In May 1970, just days after the Kent State shootings, a group of construction workers in New York City broke up a student antiwar demonstration, beating up a number of students and storming City Hall. Not long after this Hard Hat Riot, another rally in the city drew 100,000 people to protest against the students, whom they saw as wealthy, spoiled brats who were busy protesting while working-class, non–college educated young Americans were dying in Vietnam.

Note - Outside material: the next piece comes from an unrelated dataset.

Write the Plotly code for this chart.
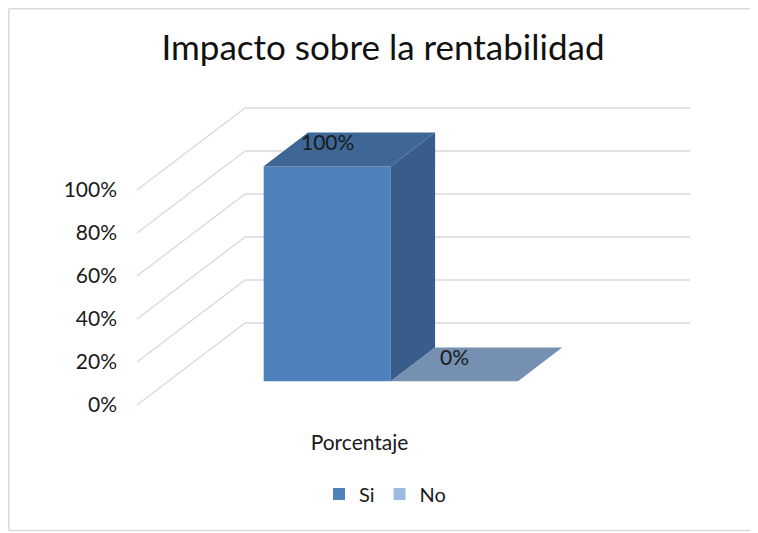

The enormous opposition that the Vietnam War provoked was virtually unprecedented in U.S. history and created an antiwar subculture whose ideology has continued to have a profound impact on American society up to the present day. The antiwar movement and corresponding anti-antiwar movement also exposed class tensions within the United States. Ironically, it was the relatively well-to-do young Americans of the student protest movements who were most likely to receive draft deferments from the government. Some went to great lengths to avoid the draft, while those who were drafted could often parlay typing skills or a few business courses into safe assignments, doing administrative tasks away from the front lines. While relatively well-off college students protested the war stateside, young people from lower-class families made up the vast majority of the soldiers who actually fought and died in Vietnam. In this respect, the war was in many ways a working-class war fought by those from poorer, less-educated backgrounds.